■ Task details
Word for word, print each line of the listing below; pictures stay out.

■ Data
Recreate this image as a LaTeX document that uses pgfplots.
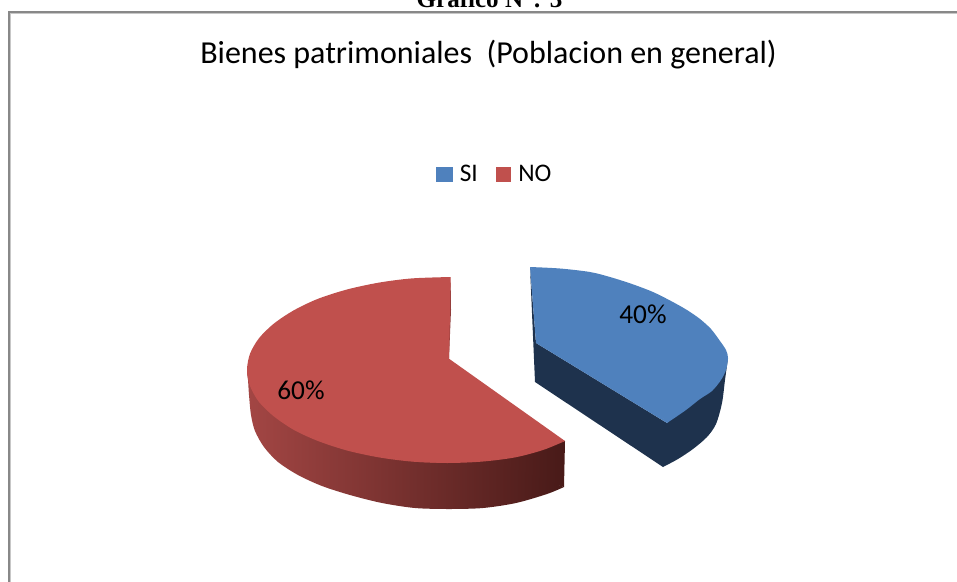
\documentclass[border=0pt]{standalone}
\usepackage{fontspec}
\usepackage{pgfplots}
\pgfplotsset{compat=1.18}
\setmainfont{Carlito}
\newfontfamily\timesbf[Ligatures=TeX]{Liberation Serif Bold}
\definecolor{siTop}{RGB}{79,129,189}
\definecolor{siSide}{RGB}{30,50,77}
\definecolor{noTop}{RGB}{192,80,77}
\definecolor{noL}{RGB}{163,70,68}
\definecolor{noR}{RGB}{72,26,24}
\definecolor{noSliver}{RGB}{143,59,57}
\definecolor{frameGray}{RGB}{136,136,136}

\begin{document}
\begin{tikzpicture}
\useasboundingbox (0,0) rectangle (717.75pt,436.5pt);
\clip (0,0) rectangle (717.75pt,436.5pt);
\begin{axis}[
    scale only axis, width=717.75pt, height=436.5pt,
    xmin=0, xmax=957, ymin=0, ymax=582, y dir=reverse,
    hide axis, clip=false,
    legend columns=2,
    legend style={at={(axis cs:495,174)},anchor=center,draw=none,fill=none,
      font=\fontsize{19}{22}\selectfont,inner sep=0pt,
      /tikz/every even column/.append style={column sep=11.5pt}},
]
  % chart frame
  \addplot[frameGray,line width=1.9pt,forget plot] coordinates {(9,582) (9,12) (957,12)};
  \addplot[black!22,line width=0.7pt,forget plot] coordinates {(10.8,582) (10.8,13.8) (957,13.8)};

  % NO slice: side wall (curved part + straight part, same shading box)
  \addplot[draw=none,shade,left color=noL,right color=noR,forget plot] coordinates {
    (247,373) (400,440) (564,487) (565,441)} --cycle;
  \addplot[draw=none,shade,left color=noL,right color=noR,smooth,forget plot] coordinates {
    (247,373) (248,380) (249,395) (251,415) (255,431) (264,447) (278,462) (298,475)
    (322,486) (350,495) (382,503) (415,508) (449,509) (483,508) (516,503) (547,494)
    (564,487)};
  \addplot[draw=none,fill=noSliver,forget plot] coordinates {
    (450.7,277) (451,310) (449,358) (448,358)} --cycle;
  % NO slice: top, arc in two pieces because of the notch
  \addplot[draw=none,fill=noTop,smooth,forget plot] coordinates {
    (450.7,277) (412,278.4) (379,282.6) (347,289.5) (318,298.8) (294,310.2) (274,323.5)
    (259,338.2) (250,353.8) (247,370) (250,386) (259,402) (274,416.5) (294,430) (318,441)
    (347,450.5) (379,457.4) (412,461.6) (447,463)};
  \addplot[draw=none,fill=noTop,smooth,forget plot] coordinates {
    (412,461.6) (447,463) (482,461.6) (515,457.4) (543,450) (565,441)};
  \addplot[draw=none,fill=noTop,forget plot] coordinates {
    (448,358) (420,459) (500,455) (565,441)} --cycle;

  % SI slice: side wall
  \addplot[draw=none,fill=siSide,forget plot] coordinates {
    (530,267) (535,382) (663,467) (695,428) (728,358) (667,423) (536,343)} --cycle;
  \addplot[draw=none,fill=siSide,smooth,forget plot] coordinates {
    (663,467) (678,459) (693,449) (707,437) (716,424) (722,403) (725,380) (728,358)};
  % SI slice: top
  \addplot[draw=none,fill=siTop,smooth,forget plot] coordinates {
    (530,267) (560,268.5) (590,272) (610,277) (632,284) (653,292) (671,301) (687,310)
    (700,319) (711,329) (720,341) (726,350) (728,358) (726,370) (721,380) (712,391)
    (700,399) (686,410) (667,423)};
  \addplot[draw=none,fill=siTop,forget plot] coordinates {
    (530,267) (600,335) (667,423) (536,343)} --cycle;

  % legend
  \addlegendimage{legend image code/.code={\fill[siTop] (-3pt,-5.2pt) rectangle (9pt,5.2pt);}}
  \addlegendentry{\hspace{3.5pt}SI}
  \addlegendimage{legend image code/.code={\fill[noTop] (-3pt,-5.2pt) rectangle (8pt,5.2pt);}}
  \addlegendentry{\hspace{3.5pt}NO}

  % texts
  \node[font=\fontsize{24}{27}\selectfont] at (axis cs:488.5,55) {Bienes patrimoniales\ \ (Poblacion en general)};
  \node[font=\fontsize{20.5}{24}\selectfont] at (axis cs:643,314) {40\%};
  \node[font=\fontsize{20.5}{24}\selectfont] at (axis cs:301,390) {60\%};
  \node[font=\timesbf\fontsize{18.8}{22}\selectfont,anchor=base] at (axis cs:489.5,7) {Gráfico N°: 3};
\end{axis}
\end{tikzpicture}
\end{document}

■ Correct answer
Recreate this image as a LaTeX document that uses pgfplots.
\documentclass[border=0pt]{standalone}
\usepackage{fontspec}
\usepackage{pgfplots}
\pgfplotsset{compat=1.18}
\setmainfont{Carlito}
\newfontfamily\timesbf[Ligatures=TeX]{Liberation Serif Bold}
\definecolor{siTop}{RGB}{79,129,189}
\definecolor{siSide}{RGB}{30,50,77}
\definecolor{noTop}{RGB}{192,80,77}
\definecolor{noL}{RGB}{163,70,68}
\definecolor{noR}{RGB}{72,26,24}
\definecolor{noSliver}{RGB}{143,59,57}
\definecolor{frameGray}{RGB}{136,136,136}

\begin{document}
\begin{tikzpicture}
\useasboundingbox (0,0) rectangle (717.75pt,436.5pt);
\clip (0,0) rectangle (717.75pt,436.5pt);
\begin{axis}[
    scale only axis, width=717.75pt, height=436.5pt,
    xmin=0, xmax=957, ymin=0, ymax=582, y dir=reverse,
    hide axis, clip=false,
    legend columns=2,
    legend style={at={(axis cs:495,174)},anchor=center,draw=none,fill=none,
      font=\fontsize{19}{22}\selectfont,inner sep=0pt,
      /tikz/every even column/.append style={column sep=11.5pt}},
]
  % chart frame
  \addplot[frameGray,line width=1.9pt,forget plot] coordinates {(9,582) (9,12) (957,12)};
  \addplot[black!22,line width=0.7pt,forget plot] coordinates {(10.8,582) (10.8,13.8) (957,13.8)};

  % NO slice: side wall (curved part + straight part, same shading box)
  \addplot[draw=none,shade,left color=noL,right color=noR,forget plot] coordinates {
    (247,373) (400,440) (564,487) (565,441)} --cycle;
  \addplot[draw=none,shade,left color=noL,right color=noR,smooth,forget plot] coordinates {
    (247,373) (248,380) (249,395) (251,415) (255,431) (264,447) (278,462) (298,475)
    (322,486) (350,495) (382,503) (415,508) (449,509) (483,508) (516,503) (547,494)
    (564,487)};
  \addplot[draw=none,fill=noSliver,forget plot] coordinates {
    (450.7,277) (451,310) (449,358) (448,358)} --cycle;
  % NO slice: top, arc in two pieces because of the notch
  \addplot[draw=none,fill=noTop,smooth,forget plot] coordinates {
    (450.7,277) (412,278.4) (379,282.6) (347,289.5) (318,298.8) (294,310.2) (274,323.5)
    (259,338.2) (250,353.8) (247,370) (250,386) (259,402) (274,416.5) (294,430) (318,441)
    (347,450.5) (379,457.4) (412,461.6) (447,463)};
  \addplot[draw=none,fill=noTop,smooth,forget plot] coordinates {
    (412,461.6) (447,463) (482,461.6) (515,457.4) (543,450) (565,441)};
  \addplot[draw=none,fill=noTop,forget plot] coordinates {
    (448,358) (420,459) (500,455) (565,441)} --cycle;

  % SI slice: side wall
  \addplot[draw=none,fill=siSide,forget plot] coordinates {
    (530,267) (535,382) (663,467) (695,428) (728,358) (667,423) (536,343)} --cycle;
  \addplot[draw=none,fill=siSide,smooth,forget plot] coordinates {
    (663,467) (678,459) (693,449) (707,437) (716,424) (722,403) (725,380) (728,358)};
  % SI slice: top
  \addplot[draw=none,fill=siTop,smooth,forget plot] coordinates {
    (530,267) (560,268.5) (590,272) (610,277) (632,284) (653,292) (671,301) (687,310)
    (700,319) (711,329) (720,341) (726,350) (728,358) (726,370) (721,380) (712,391)
    (700,399) (686,410) (667,423)};
  \addplot[draw=none,fill=siTop,forget plot] coordinates {
    (530,267) (600,335) (667,423) (536,343)} --cycle;

  % legend
  \addlegendimage{legend image code/.code={\fill[siTop] (-3pt,-5.2pt) rectangle (9pt,5.2pt);}}
  \addlegendentry{\hspace{3.5pt}SI}
  \addlegendimage{legend image code/.code={\fill[noTop] (-3pt,-5.2pt) rectangle (8pt,5.2pt);}}
  \addlegendentry{\hspace{3.5pt}NO}

  % texts
  \node[font=\fontsize{24}{27}\selectfont] at (axis cs:488.5,55) {Bienes patrimoniales\ \ (Poblacion en general)};
  \node[font=\fontsize{20.5}{24}\selectfont] at (axis cs:643,314) {40\%};
  \node[font=\fontsize{20.5}{24}\selectfont] at (axis cs:301,390) {60\%};
  \node[font=\timesbf\fontsize{18.8}{22}\selectfont,anchor=base] at (axis cs:489.5,7) {Gráfico N°: 3};
\end{axis}
\end{tikzpicture}
\end{document}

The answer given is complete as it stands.